BORIS: On taxes you recently said the Republican Party is “dead” if tax reform is not passed. Healthcare reform has been very difficult. Why do you think tax reform is different?

SEN. GRAHAM: We are Republicans. If we can’t cut your taxes, what good are we? We promised to cut taxes if you gave us a majority and repeal and replace Obamacare if we had the White House, the Senate and the House. We failed twice on healthcare reform. Now we have a chance to cut your taxes. If we fail on tax cuts after failing on healthcare, if I were a Republican, I would hate our guts. I wouldn't write us a check and we would deserve to lose. If we do cut your taxes and we do eventually replace Obamacare with a block grant called Graham-Cassidy, which President Trump is for, then I think we are going to win in 2018 and he will get reelected. But if we fail to cut your taxes after seven years of promising to do so we don’t deserve to be in the majority.
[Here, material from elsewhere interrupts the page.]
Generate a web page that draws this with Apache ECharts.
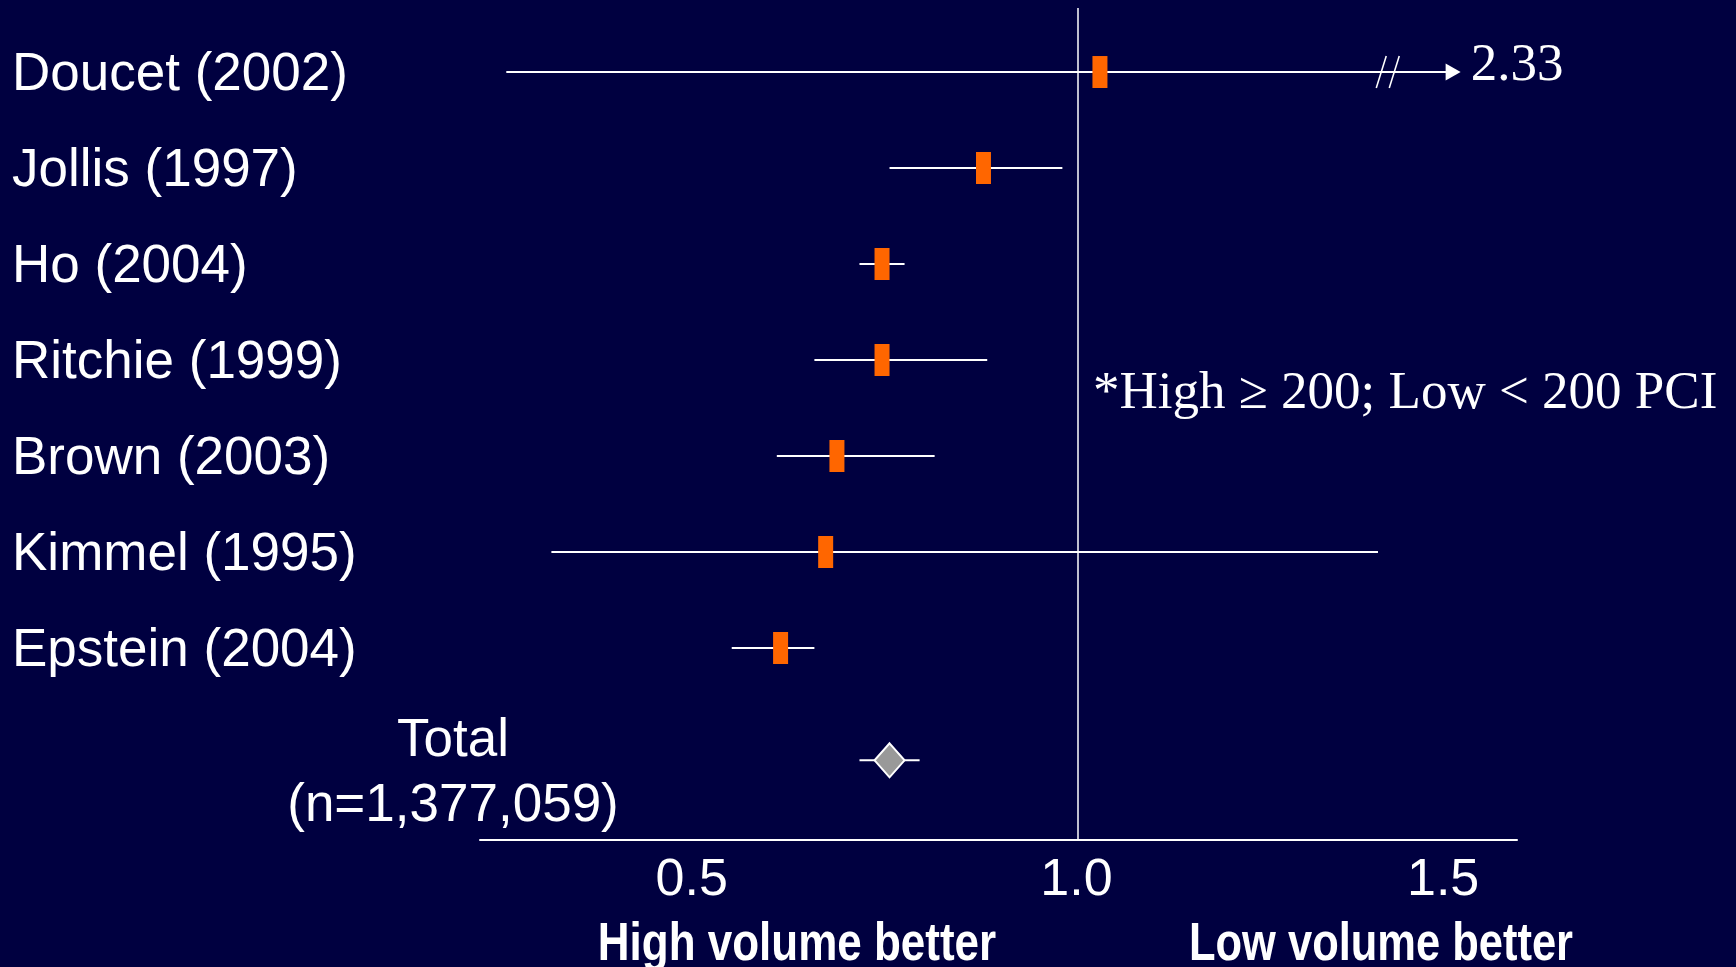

BORIS: On tax reform, what do you believe classifies as a success in order for the Republican Party to not be dead going forward?

SEN. GRAHAM: Here’s what would be successful to me - if we lowered the corporate tax rate to 20 so our companies wouldn’t have to leave American because we tax them too much. If working men and women who make $50-60,000 a year would get about a $4,000 pay raise because we doubled the standard deduction and if we cleaned up the tax code to make it simpler and fairer but the biggest prize of all is if you make money overseas as an American company you can bring it back to America without a penalty. So the biggest prize of all to go to a territorial tax system and what would be successful to me is if the economy begins to grow beyond 3 percent GDP.